On gun control, Goler asked if the Virginia Tech tragedy may have been reduced in scale if students had been allowed to carry guns. Giuliani replied that “the FBI would disagree with that” and went on to say the states should decide if college students should be allowed to carry weapons. Republicans (8%) are less than half as likely as Democrats (22%) to say that the Virginia Tech shootings reflect a broader problem with gun laws and the ease of getting guns. Not surprisingly, Republicans are more pro-gun than the general public on a number of gun control measures: half (50%) of Republicans say it is more important to protect the right of Americans to own guns than it is to control gun ownership, compared with 32% of the general public. Three-in-four (75%) Republicans oppose a law to ban the sale of handguns. The public also opposes a ban on the sale of handguns (55%), but in lesser numbers.
Paul took a unique stance on gun control in light of the 9/11 attacks.
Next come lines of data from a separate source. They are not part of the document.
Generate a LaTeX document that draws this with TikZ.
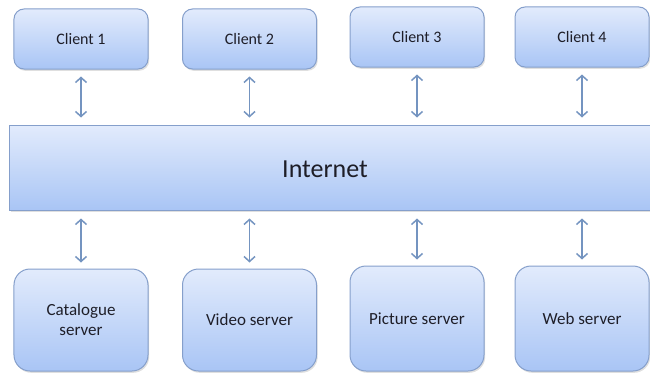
\documentclass[tikz,border=0pt]{standalone}
\usepackage{fontspec}
\setmainfont{Carlito}
\usetikzlibrary{arrows.meta,shadows}
\definecolor{boxtop}{HTML}{E2EBFC}
\definecolor{boxbot}{HTML}{A9C5F5}
\definecolor{boxline}{HTML}{859FCB}
\definecolor{arrowc}{HTML}{7494C0}
\definecolor{txt}{HTML}{1E1E28}
\tikzset{
  boxbase/.style={draw=boxline, line width=1bp, top color=boxtop, bottom color=boxbot,
    drop shadow={shadow xshift=1.2bp, shadow yshift=-1.8bp, opacity=0.25},
    text=txt, align=center, inner sep=0pt},
  clientbox/.style={boxbase, rounded corners=10bp, minimum width=134bp, minimum height=60bp,
    font=\fontsize{16bp}{19bp}\selectfont},
  serverbox/.style={boxbase, rounded corners=16bp, minimum width=134bp,
    font=\fontsize{17bp}{20bp}\selectfont},
  netbox/.style={boxbase, rounded corners=0pt, minimum width=651bp, minimum height=85bp},
  link/.style={draw=arrowc, line width=1.5bp,
    {Straight Barb[length=5bp,width=11bp]}-{Straight Barb[length=5bp,width=11bp]}}
}
\begin{document}
\begin{tikzpicture}[x=1bp,y=1bp]
\useasboundingbox (0,0) rectangle (650,375);
% clients
\node[clientbox] (c1) at (81,336) {Client 1};
\node[clientbox] (c2) at (249.5,336) {Client 2};
\node[clientbox] (c3) at (417,338) {Client 3};
\node[clientbox] (c4) at (582,338) {Client 4};
% internet
\node[netbox, anchor=west] (net) at (9,207.5) {};
\node[text=txt, font=\fontsize{26bp}{30bp}\selectfont] (nettxt) at (325,206) {Internet};
% servers
\node[serverbox, minimum height=102bp] (s1) at (81,55) {Catalogue\\server};
\node[serverbox, minimum height=102bp] (s2) at (249.5,55) {Video server};
\node[serverbox, minimum height=105bp] (s3) at (417,56.5) {Picture server};
\node[serverbox, minimum height=105bp] (s4) at (582,56.5) {Web server};
% links
\foreach \c in {c1,c2,c3,c4}{
  \draw[link, shorten <=7bp, shorten >=7bp] (\c.south) -- (\c.south |- net.north);
}
\foreach \s in {s1,s2,s3,s4}{
  \draw[link, shorten <=8bp, shorten >=6bp] (\s.north |- net.south) -- (\s.north);
}
\end{tikzpicture}
\end{document}
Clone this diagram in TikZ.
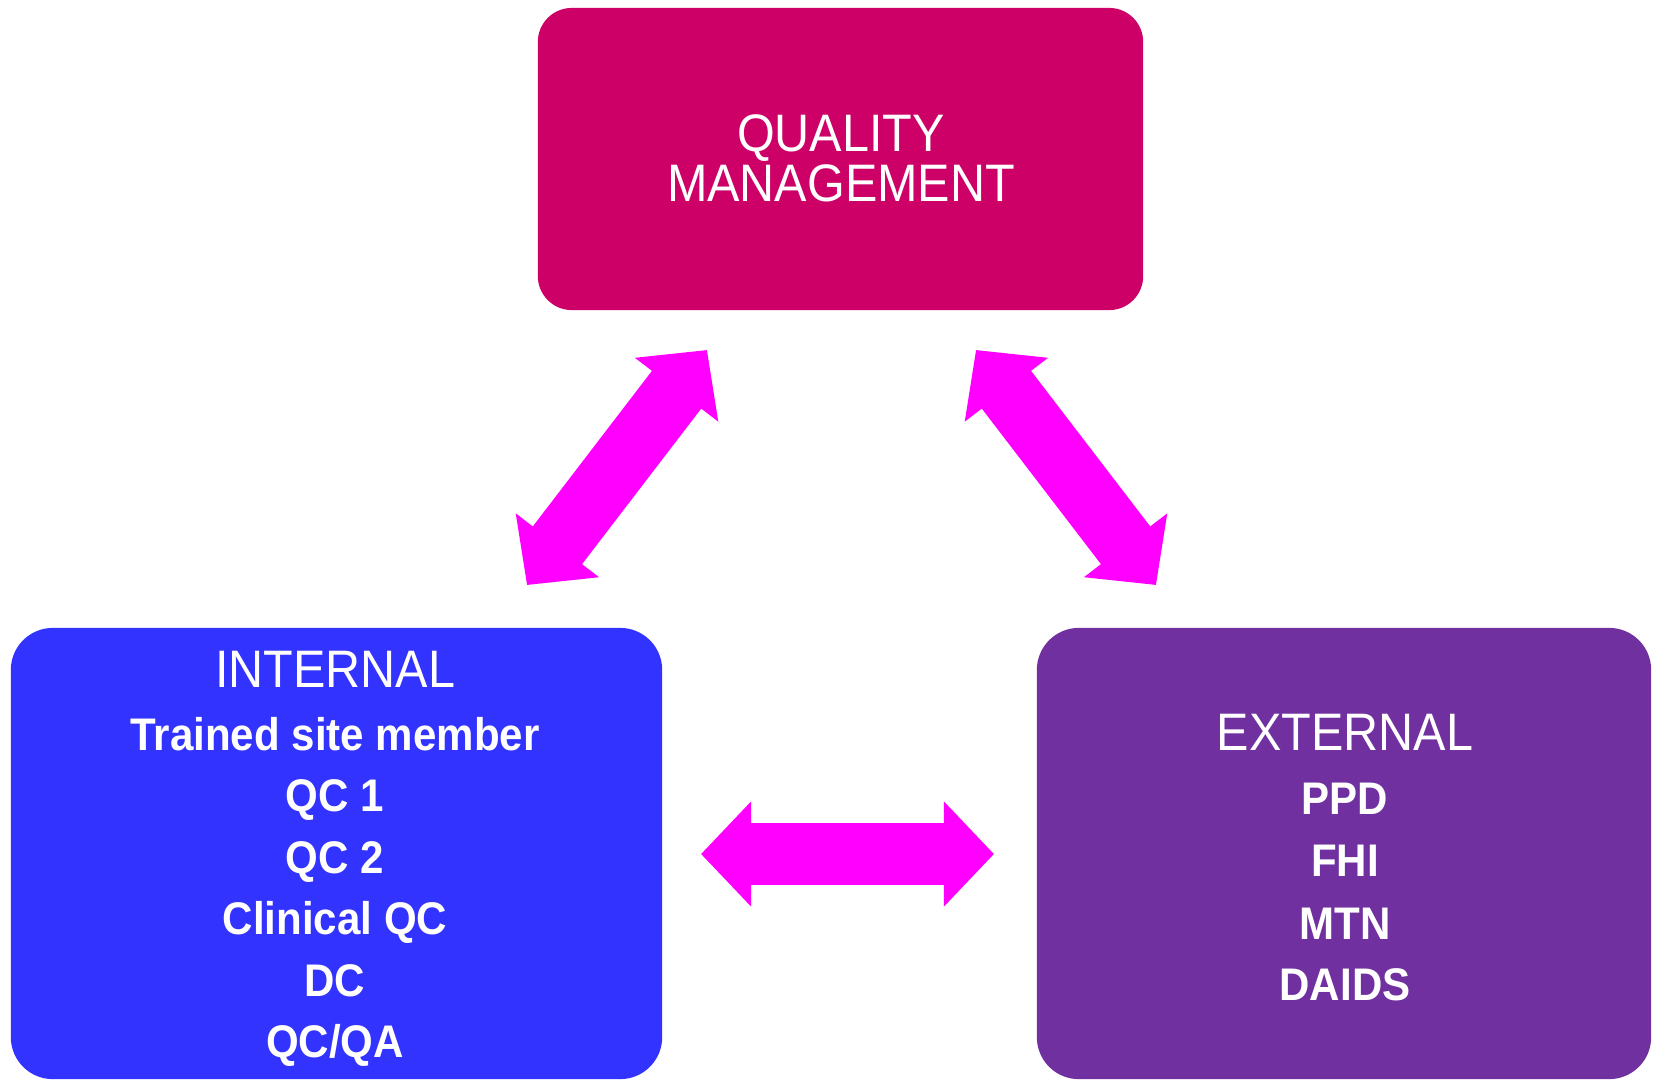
\documentclass[tikz,border=0pt]{standalone}
\usepackage{fontspec}
\setmainfont{Liberation Sans}
\usepackage{graphicx}
\usetikzlibrary{arrows.meta}
\definecolor{qmcol}{HTML}{CC0066}
\definecolor{incol}{HTML}{3333FF}
\definecolor{excol}{HTML}{7030A0}
\definecolor{arcol}{HTML}{FF00FF}
\newcommand\nx[1]{\scalebox{0.92}[1]{#1}}
\begin{document}
\begin{tikzpicture}[x=0.01cm,y=-0.01cm,
  box/.style={draw=none, rounded corners=4.2mm, inner sep=0pt},
  titletext/.style={anchor=base, text=white, inner sep=0pt, font=\fontsize{15}{18}\selectfont},
  itemtext/.style={anchor=base, text=white, inner sep=0pt, font=\bfseries\fontsize{13}{16}\selectfont},
  dblarrow/.style={draw=arcol, line width=6.2mm, {Triangle[length=5mm,width=10.2mm]}-{Triangle[length=5mm,width=10.2mm]}}
]
\useasboundingbox (0,0) rectangle (1654,1081);
% boxes
\node[box, fill=qmcol, rounded corners=3.4mm, minimum width=6.05cm, minimum height=3.02cm] (qm) at (840.5,159) {};
\node[box, fill=incol, minimum width=6.51cm, minimum height=4.51cm] (int) at (336.5,853.5) {};
\node[box, fill=excol, minimum width=6.14cm, minimum height=4.51cm] (ext) at (1344,853.5) {};
% top texts
\node[titletext] (q1) at (841,151) {\nx{QUALITY}};
\node[titletext] (q2) at (841,201) {\nx{MANAGEMENT}};
% internal texts
\node[titletext] (i0) at (335,687) {\nx{INTERNAL}};
\node[itemtext] (i1) at (335,750) {\nx{Trained site member}};
\node[itemtext] (i2) at (335,811) {\nx{QC 1}};
\node[itemtext] (i3) at (335,873) {\nx{QC 2}};
\node[itemtext] (i4) at (335,934) {\nx{Clinical QC}};
\node[itemtext] (i5) at (335,996) {\nx{DC}};
\node[itemtext] (i6) at (335,1057) {\nx{QC/QA}};
% external texts
\node[titletext] (e0) at (1345,750) {\nx{EXTERNAL}};
\node[itemtext] (e1) at (1345,814) {\nx{PPD}};
\node[itemtext] (e2) at (1345,876) {\nx{FHI}};
\node[itemtext] (e3) at (1345,939) {\nx{MTN}};
\node[itemtext] (e4) at (1345,1000) {\nx{DAIDS}};
% arrows
\coordinate (lA) at (527,585);
\coordinate (lB) at (707,350);
\coordinate (rA) at (976,350);
\coordinate (rB) at (1156,585);
\coordinate (hA) at (701,854);
\coordinate (hB) at (994,854);
\draw[dblarrow] (lA) -- (lB);
\draw[dblarrow] (rA) -- (rB);
\draw[dblarrow] (hA) -- (hB);
\end{tikzpicture}
\end{document}
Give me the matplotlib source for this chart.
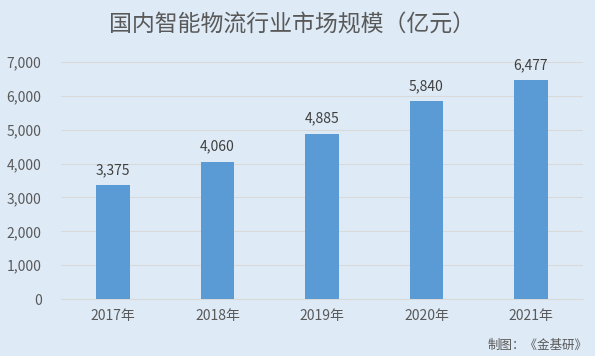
import matplotlib
matplotlib.use("Agg")
import matplotlib.pyplot as plt
from matplotlib.ticker import FuncFormatter

plt.rcParams['font.family'] = ['Noto Sans CJK SC', 'DejaVu Sans']

years = ['2017年', '2018年', '2019年', '2020年', '2021年']
values = [3375, 4060, 4885, 5840, 6477]
title = '国内智能物流行业市场规模（亿元）'
source = '制图：《金基研》'

bg = '#DEEAF6'
txt = '#595959'

fig = plt.figure(figsize=(5.95, 3.56), dpi=100, facecolor=bg)
ax = fig.add_axes([0.1025, 0.160, 0.8775, 0.666], facecolor=bg)

x = range(len(years))
bars = ax.bar(x, values, width=0.32, color='#5B9BD5', zorder=3)
for xi, v in zip(x, values):
    ax.text(xi, v + 230, f'{v:,}', ha='center', va='bottom', fontsize=10, color='#404040')

ax.set_xlim(-0.5, len(years) - 0.5)
ax.set_ylim(0, 7000)
ax.set_yticks(range(0, 7001, 1000))
ax.yaxis.set_major_formatter(FuncFormatter(lambda v, p: f'{int(v):,}'))
ax.set_xticks(list(x))
ax.set_xticklabels(years)
ax.tick_params(axis='both', length=0, colors=txt, labelsize=10)
ax.tick_params(axis='x', pad=7)
ax.tick_params(axis='y', pad=14)

ax.grid(axis='y', color='#D9D9D9', linewidth=0.8, zorder=0)
for s in ['top', 'right', 'left']:
    ax.spines[s].set_visible(False)
ax.spines['bottom'].set_color('#D9D9D9')

fig.text(0.49, 0.93, title, ha='center', va='center', fontsize=16.5, color=txt)
fig.text(0.988, 0.03, source, ha='right', va='center', fontsize=9, color=txt)

fig.savefig('out.png', dpi=100, facecolor=bg)
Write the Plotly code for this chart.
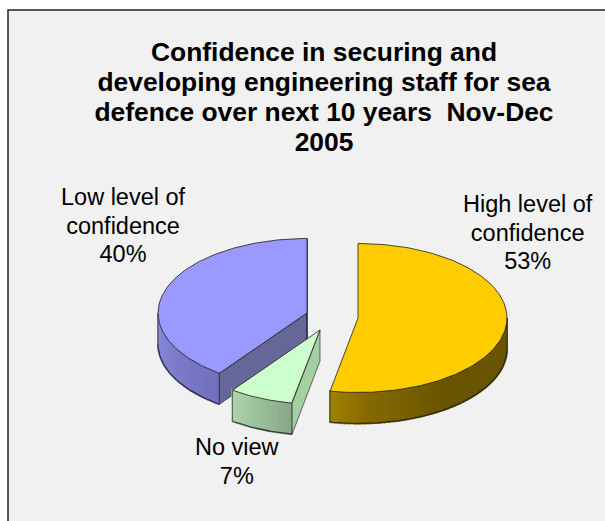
import numpy as np
import plotly.graph_objects as go

categories = [["High level of", "confidence"], ["No view"], ["Low level of", "confidence"]]
values = [53, 7, 40]
title_lines = ["Confidence in securing and", "developing engineering staff for sea",
               "defence over next 10 years  Nov-Dec", "2005"]

# layout / style (pixel-space axes)
W, H = 605, 521
RX, RY, DEPTH = 149, 74.5, 31
centers = [(358, 318), (320, 330), (307, 313)]
top_colors = ["#FFCC00", "#CCFFCC", "#9999FF"]
wall_stops = [
    [(0, (104, 84, 0)), (0.55, (106, 85, 0)), (0.85, (132, 105, 0)), (1, (160, 128, 0))],
    [(0, (136, 170, 136)), (1, (172, 210, 172))],
    [(0, (112, 112, 188)), (1, (140, 140, 224))],
]
cut_colors = ["#2A2A55", "#A3CFA3", "#666699"]
EDGE = "rgba(30,30,30,0.8)"
label_pos = [(528, 232), (237, 461), (123, 225)]


def sized(lines, px):
    return "<br>".join(f'<span style="font-size:{px}px">{s}</span>' for s in lines)


fig = go.Figure()


def pt(c, th, dz=0):
    return c[0] + RX * np.sin(th), c[1] - RY * np.cos(th) + dz


def poly(xs, ys, fill=None, line=EDGE, lw=1.0):
    fig.add_trace(go.Scatter(
        x=list(xs), y=list(ys), mode="lines", fill="toself" if fill else None,
        fillcolor=fill, line=dict(color=line if line else fill, width=lw),
        hoverinfo="skip", showlegend=False))


def lerp(stops, t):
    for (a, ca), (b, cb) in zip(stops, stops[1:]):
        if t <= b:
            f = (t - a) / (b - a)
            return "rgb(%d,%d,%d)" % tuple(ca[i] + f * (cb[i] - ca[i]) for i in range(3))
    return "rgb(%d,%d,%d)" % stops[-1][1]


def draw_slice(i, th0, th1):
    c = centers[i]
    a0, a1 = max(th0, np.pi / 2), min(th1, 3 * np.pi / 2)
    if a1 > a0:
        n = max(10, int((a1 - a0) * 30))
        edges = np.linspace(a0, a1, n + 1)
        for k in range(n):
            arc = np.linspace(edges[k], edges[k + 1], 4)
            x, y = pt(c, arc)
            t = k / max(n - 1, 1)
            col = lerp(wall_stops[i], t)
            poly(list(x) + list(x[::-1]), list(y) + list(y[::-1] + DEPTH), fill=col, line=col, lw=2.0)
        arc = np.linspace(a0, a1, 80)
        x, y = pt(c, arc, DEPTH)
        poly(x, y, lw=1.3)
        for a in (a0, a1):
            x, y = pt(c, a)
            poly([x, x], [y, y + DEPTH], lw=0.8)
    if i in (1, 2):
        x, y = pt(c, th0)
        poly([c[0], x, x, c[0], c[0]], [c[1], y, y + DEPTH, c[1] + DEPTH, c[1]], fill=cut_colors[i], lw=0.8)
    if i == 2:
        poly([c[0], c[0]], [c[1] - RY, c[1] + DEPTH], line=cut_colors[0], lw=1.6)
    arc = np.linspace(th0, th1, 160)
    x, y = pt(c, arc)
    poly([c[0], *x, c[0]], [c[1], *y, c[1]], fill=top_colors[i], lw=1.0)


bounds = 2 * np.pi * np.cumsum([0] + values) / sum(values)
for i in (2, 0, 1):
    draw_slice(i, bounds[i], bounds[i + 1])

annotations = []
for name, v, (lx, ly) in zip(categories, values, label_pos):
    annotations.append(dict(x=lx, y=ly, xref="x", yref="y", showarrow=False, align="center",
                            text=sized([*name, f"{v}%"], 23.5),
                            font=dict(family="Liberation Sans", size=22, color="#000")))

fig.update_layout(
    width=W, height=H, autosize=False,
    margin=dict(l=0, r=0, t=0, b=0),
    paper_bgcolor="#FFFFFF", plot_bgcolor="#FFFFFF",
    xaxis=dict(range=[0, W], visible=False, fixedrange=True),
    yaxis=dict(range=[H, 0], visible=False, fixedrange=True),
    showlegend=False,
    title=dict(text=sized(title_lines, 26.4), x=324 / W, xanchor="center", xref="paper",
               y=1 - 61 / H, yanchor="middle",
               font=dict(family="Liberation Sans", size=23, color="#000", weight="bold")),
    shapes=[dict(type="rect", xref="x", yref="y", x0=8, y0=10, x1=640, y1=560,
                 fillcolor="#F1F1F1", line=dict(color="#222222", width=1.5), layer="below")],
    annotations=annotations,
)
fig.write_html("out.html", config={"displayModeBar": False},
               post_script="document.body.style.margin='0';document.documentElement.style.overflow='hidden';")
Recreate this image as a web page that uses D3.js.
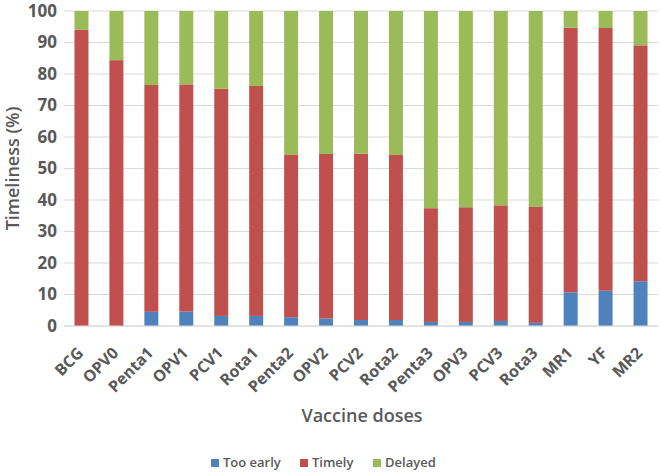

He said it is the responsibility of the commercial airlines to protect aircrafts and passengers, adding that “if we wouldn’t have been dependent on the federal government to set all the rules, which meant no guns and no resistance, then the terrorists may well have had second thoughts.” That statement may appeal to pro-gun Republicans, and it may also appeal to the 61% of Republicans who say that when something is run by the government it is usually wasteful and inefficient.